I turned and stared at him. He was beautiful in a suit, so beautiful, but after looking at these photos, all I could think was that I’d rather have him naked in the bathtub again. “What do you mean?”

“Exactly what I said. I’m thirty-five and I’ve never gone anywhere.”

“No trips to Paris? No part-time villa in Italy?”

He looked grimly amused. “I fly to Chicago for meetings. Sometimes, for variety, I fly to New York or L.A. for meetings. That’s it.”

Well, shit. I’d ruined his first vacation ever by nearly getting killed. I hadn’t taken any vacations either, but that was because I didn’t have any money.

If I’d stayed with my family, if I’d forgiven Tyler like they wanted me to, I would have had plenty of money for vacations.

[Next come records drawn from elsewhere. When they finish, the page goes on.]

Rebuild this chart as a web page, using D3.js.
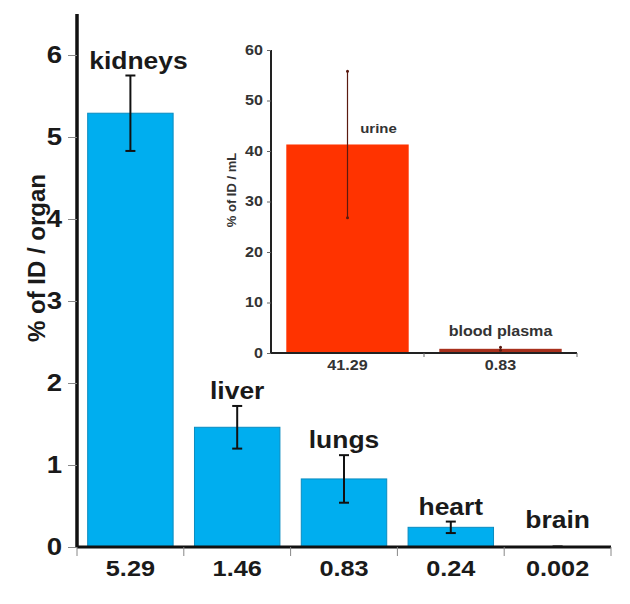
<!DOCTYPE html>
<html><head><meta charset="utf-8">
<script src="https://cdn.jsdelivr.net/npm/d3@7"></script>
<style>body{margin:0;background:#fff}svg{display:block}text{font-family:"Liberation Sans",Arial,sans-serif;font-weight:bold}</style>
</head><body><svg id="c" width="630" height="604"></svg>
<script>
// main chart data
const organs = ["kidneys","liver","lungs","heart","brain"];
const organValues = [5.29, 1.46, 0.83, 0.24, 0.002];
const organErrors = [0.46, 0.26, 0.29, 0.07, 0.005];
const organTickLabels = ["5.29","1.46","0.83","0.24","0.002"];
const organYTicks = [0,1,2,3,4,5,6];
// inset data
const fluids = ["urine","blood plasma"];
const fluidValues = [41.29, 0.83];
const fluidErrors = [14.5, 0.3];
const fluidTickLabels = ["41.29","0.83"];
const fluidYTicks = [0,10,20,30,40,50,60];

const SX = 1.15; // horizontal stretch of the source image text
const FF = "Liberation Sans, Arial, sans-serif";
const svg = d3.select("#c");

// ---- main chart ----
const x = d3.scaleBand().domain(organs).range([77, 611]).paddingInner(0.2).paddingOuter(0.1);
const y = d3.scaleLinear().domain([0, 6.5]).range([547, 14]);
const cx = d => x(d) + x.bandwidth()/2;

const main = svg.append("g");
main.selectAll("rect.bar").data(organs).join("rect")
  .attr("x", d => x(d)).attr("width", x.bandwidth())
  .attr("y", (d,i) => y(organValues[i])).attr("height", (d,i) => y(0) - y(organValues[i]))
  .attr("fill", "#00aeef").attr("stroke", "#0a8cc0").attr("stroke-width", 1);

// error bars
const hi = i => y(organValues[i] + organErrors[i]);
const lo = i => y(Math.max(0, organValues[i] - organErrors[i]));
const eb = main.selectAll("g.err").data(organs).join("g");
eb.append("line").attr("x1", cx).attr("x2", cx)
  .attr("y1", (d,i) => hi(i)).attr("y2", (d,i) => lo(i))
  .attr("stroke", "#111").attr("stroke-width", 2);
eb.append("line").attr("x1", d => cx(d) - 5).attr("x2", d => cx(d) + 5)
  .attr("y1", (d,i) => hi(i)).attr("y2", (d,i) => hi(i))
  .attr("stroke", "#111").attr("stroke-width", 2);
eb.append("line").attr("x1", d => cx(d) - 5).attr("x2", d => cx(d) + 5)
  .attr("y1", (d,i) => lo(i)).attr("y2", (d,i) => lo(i))
  .attr("stroke", "#111").attr("stroke-width", 2);

// organ labels
main.selectAll("text.lab").data(organs).join("text")
  .attr("transform", (d,i) => `translate(${cx(d) + (i === 0 ? 8 : 0)},${Math.min(hi(i) - 7, y(0) - 19)}) scale(${SX},1)`)
  .attr("text-anchor", "middle").attr("font-size", 23).attr("fill", "#1a1a1a").text(d => d);

// axes
const yAxis = main.append("g").attr("transform", "translate(77,0)")
  .call(d3.axisLeft(y).tickValues(organYTicks).tickSize(9).tickPadding(6).tickFormat(d3.format("d")));
yAxis.select(".domain").attr("d", `M0,${y(6.5)}V${y(0)}`).attr("stroke", "#111").attr("stroke-width", 3.5);
yAxis.selectAll(".tick line").attr("stroke", "#888").attr("stroke-width", 1);
yAxis.selectAll(".tick text").attr("x", 0).attr("transform", `translate(-15,0) scale(${SX},1)`)
  .attr("font-size", 24).attr("fill", "#1a1a1a").attr("font-family", FF);

const xAxis = main.append("g").attr("transform", `translate(0,${y(0)})`)
  .call(d3.axisBottom(x).tickSize(0).tickPadding(13).tickFormat((d,i) => organTickLabels[i]));
xAxis.select(".domain").attr("d", "M77,0H611").attr("stroke", "#111").attr("stroke-width", 3);
xAxis.selectAll(".tick text").attr("transform", `scale(${SX},1)`)
  .attr("font-size", 22).attr("fill", "#1a1a1a").attr("dy", "0.75em").attr("font-family", FF);
const bounds = organs.map(d => x(d) - x.step()*x.paddingInner()/2).concat([611]);
xAxis.selectAll("line.bt").data(bounds).join("line")
  .attr("x1", d => d).attr("x2", d => d).attr("y1", 0).attr("y2", 9)
  .attr("stroke", "#888").attr("stroke-width", 1);

main.append("text").attr("transform", "translate(45,258) rotate(-90)")
  .attr("text-anchor", "middle").attr("font-size", 24).attr("fill", "#1a1a1a").text("% of ID / organ");

// ---- inset ----
const x2 = d3.scaleBand().domain(fluids).range([271, 577]).paddingInner(0.2).paddingOuter(0.1);
const y2 = d3.scaleLinear().domain([0, 60]).range([353, 50]);
const cx2 = d => x2(d) + x2.bandwidth()/2;
const inset = svg.append("g");
const fluidColors = ["#ff3300", "#a8301c"];

inset.selectAll("rect").data(fluids).join("rect")
  .attr("x", d => x2(d)).attr("width", x2.bandwidth())
  .attr("y", (d,i) => y2(fluidValues[i])).attr("height", (d,i) => y2(0) - y2(fluidValues[i]))
  .attr("fill", (d,i) => fluidColors[i]);

inset.selectAll("line.err").data(fluids).join("line")
  .attr("x1", cx2).attr("x2", cx2)
  .attr("y1", (d,i) => y2(fluidValues[i] + fluidErrors[i])).attr("y2", (d,i) => y2(Math.max(0, fluidValues[i] - fluidErrors[i])))
  .attr("stroke", "#5a1a10").attr("stroke-width", 1.2);
inset.selectAll("circle.ec").data(fluids.flatMap((d,i) => [[d, fluidValues[i] + fluidErrors[i]], [d, Math.max(0, fluidValues[i] - fluidErrors[i])]])).join("circle")
  .attr("cx", d => cx2(d[0])).attr("cy", d => y2(d[1])).attr("r", 1.5).attr("fill", "#5a1a10");

inset.selectAll("text.lab").data(fluids).join("text")
  .attr("transform", (d,i) => `translate(${cx2(d) + (i === 0 ? 31 : 0)},${y2(fluidValues[i]) - (i === 0 ? 11 : 13)}) scale(${SX},1)`)
  .attr("text-anchor", "middle").attr("font-size", (d,i) => i === 0 ? 13 : 14).attr("fill", "#333").text(d => d);

const y2Axis = inset.append("g").attr("transform", "translate(271,0)")
  .call(d3.axisLeft(y2).tickValues(fluidYTicks).tickSize(4).tickPadding(4));
y2Axis.select(".domain").attr("stroke", "#222").attr("stroke-width", 2).attr("d", `M0,${y2(60)}V${y2(0)}`);
y2Axis.selectAll(".tick line").attr("stroke", "#666");
y2Axis.selectAll(".tick text").attr("x", 0).attr("transform", `translate(-8,0) scale(${SX},1)`)
  .attr("font-size", 14).attr("fill", "#333").attr("font-family", FF);

const x2Axis = inset.append("g").attr("transform", `translate(0,${y2(0)})`)
  .call(d3.axisBottom(x2).tickSize(0).tickPadding(7).tickFormat((d,i) => fluidTickLabels[i]));
x2Axis.select(".domain").attr("d", "M271,0H577").attr("stroke", "#222").attr("stroke-width", 2);
x2Axis.selectAll(".tick text").attr("transform", `scale(${SX},1)`)
  .attr("font-size", 14).attr("fill", "#333").attr("font-family", FF);
const bounds2 = fluids.map(d => x2(d) - x2.step()*x2.paddingInner()/2).slice(1).concat([577]);
x2Axis.selectAll("line.bt").data(bounds2).join("line")
  .attr("x1", d => d).attr("x2", d => d).attr("y1", 0).attr("y2", 4).attr("stroke", "#666");

inset.append("text").attr("transform", "translate(236,190) rotate(-90)")
  .attr("text-anchor", "middle").attr("font-size", 13).attr("fill", "#333").text("% of ID / mL");
</script></body></html>
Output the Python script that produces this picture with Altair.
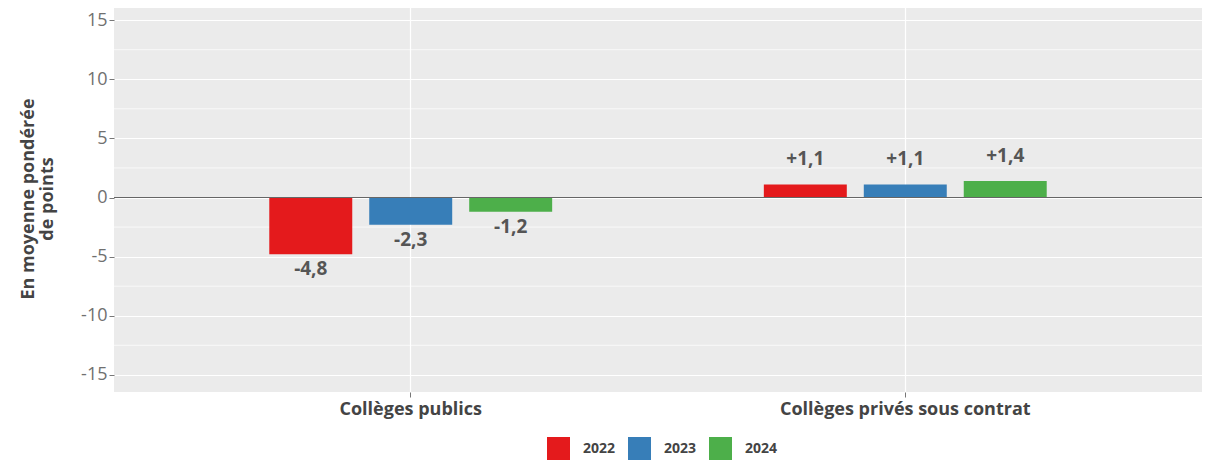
import altair as alt
import pandas as pd

categories = ["Collèges publics", "Collèges privés sous contrat"]
years = ["2022", "2023", "2024"]
publics = [-4.8, -2.3, -1.2]
prives = [1.1, 1.1, 1.4]
labels_publics = ["-4,8", "-2,3", "-1,2"]
labels_prives = ["+1,1", "+1,1", "+1,4"]
colors = ["#E41A1C", "#377EB8", "#4DAF4A"]
major_ticks = [-15, -10, -5, 0, 5, 10, 15]
minor_grid = [-12.5, -7.5, -2.5, 2.5, 7.5, 12.5]
zero_line = [0]
y_title_lines = ["En moyenne pondérée", "de points"]

rows = []
for cat, vals, labs in [(categories[0], publics, labels_publics),
                        (categories[1], prives, labels_prives)]:
    for yr, v, lab in zip(years, vals, labs):
        rows.append(dict(cat=cat, year=yr, value=v, label=lab))
df = pd.DataFrame(rows)

FONT = "Open Sans"
ydom = [-16.45, 16.45]
xscale = alt.Scale(domain=categories, paddingInner=0.428, paddingOuter=0.314)
yscale = alt.Scale(domain=ydom, nice=False, zero=False)
xoff = alt.XOffset("year:N", scale=alt.Scale(domain=years, paddingInner=0.17, paddingOuter=0))

x_enc = alt.X("cat:N", scale=xscale, sort=categories,
              axis=alt.Axis(title=None, labelAngle=0, labelFontSize=18, labelFontWeight="bold",
                            labelColor="#444444", labelFont=FONT, tickColor="#777777", tickSize=5,
                            domain=False, labelPadding=3, labelLimit=0, grid=True,
                            gridColor="white", gridWidth=1.2, bandPosition=0.5))
y_enc = alt.Y("value:Q", scale=yscale,
              axis=alt.Axis(values=major_ticks, title=None,
                            labelExpr="'' + datum.value",
                            labelFontSize=18, labelColor="#707070", labelFont=FONT,
                            tickColor="#777777", tickSize=5, domain=False, labelPadding=2,
                            grid=True, gridColor="white", gridWidth=1.2))

minor = alt.Chart(pd.DataFrame({"v": minor_grid})).mark_rule(color="white", strokeWidth=0.7).encode(
    y=alt.Y("v:Q", scale=yscale))

bars = alt.Chart(df).mark_bar().encode(
    x=x_enc, y=y_enc, xOffset=xoff,
    color=alt.Color("year:N", scale=alt.Scale(domain=years, range=colors),
                    legend=alt.Legend(title=None, orient="none", legendX=433, legendY=434,
                                      direction="horizontal",
                                      symbolType="square", symbolSize=529, symbolStrokeWidth=0,
                                      symbolOpacity=1, labelFontSize=14, labelFontWeight="bold",
                                      labelColor="#444444", labelFont=FONT, columnPadding=12,
                                      labelOffset=13)))

zero = alt.Chart(pd.DataFrame({"z": zero_line})).mark_rule(color="#666666", strokeWidth=1).encode(
    y=alt.Y("z:Q", scale=yscale))

txt_pos = alt.Chart(df).transform_filter("datum.value > 0").mark_text(
    dy=-25, fontSize=19, fontWeight="bold", color="#555555", font=FONT, baseline="middle").encode(
    x=alt.X("cat:N", scale=xscale, sort=categories), xOffset=xoff,
    y=alt.Y("value:Q", scale=yscale), text="label:N")

txt_neg = alt.Chart(df).transform_filter("datum.value < 0").mark_text(
    dy=15, fontSize=19, fontWeight="bold", color="#555555", font=FONT, baseline="middle").encode(
    x=alt.X("cat:N", scale=xscale, sort=categories), xOffset=xoff,
    y=alt.Y("value:Q", scale=yscale), text="label:N")

title_style = dict(angle=270, align="center", baseline="middle", fontSize=18,
                   fontWeight="bold", color="#444444", font=FONT)
ytitle1 = alt.Chart(pd.DataFrame({"t": [y_title_lines[0]]})).mark_text(**title_style).encode(
    text="t:N", x=alt.value(-85), y=alt.value(196))
ytitle2 = alt.Chart(pd.DataFrame({"t": [y_title_lines[1]]})).mark_text(**title_style).encode(
    text="t:N", x=alt.value(-66), y=alt.value(196))

chart = alt.layer(minor, bars, zero, txt_pos, txt_neg, ytitle1, ytitle2).properties(
    width=1088, height=389,
    padding={"left": 12, "top": -5, "right": 0, "bottom": 0},
    background="white",
).configure(font=FONT).configure_view(fill="#EBEBEB", strokeWidth=0)

chart.save("out.html", embed_options={"renderer": "svg", "actions": False})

I didn’t regret my decision. Still, I was the same age as Alex, and the most exotic place I’d ever been was the tiki bar I’d worked at in Florida, making overpriced margaritas with a plastic lei around my neck for six awful months.

“I gave up photography because I’m terrible at it,” I said, the truth stumbling out of my mouth before I could stop it.

Alex looked surprised. “What are you talking about? You were good. Even I knew that, and I’m a dunce about art.”

I shook my head. “I could master the technical things. That wasn’t the problem. But real photography isn’t about the technical things. It’s about everything else. And it was everything else that I couldn’t master.”

“Everything else like what?”

“This.” I gestured to the photo on the wall. Just looking at it made my skin heat and my pussy throb and my brain turn over questions. “I can’t do this,” I said, gesturing clumsily as words failed me.

“It’s brilliant, isn’t it?”

I turned to see Himari standing at my shoulder. She smiled at me.

“Kat,” she said with effortless elegance, ignoring Alex, “you haven’t seen the secondary gallery yet. I’m going to rectify that right away.” She took my empty glass from my hand, put it down, and took two glasses from the tray of a passing waiter. “Follow me.”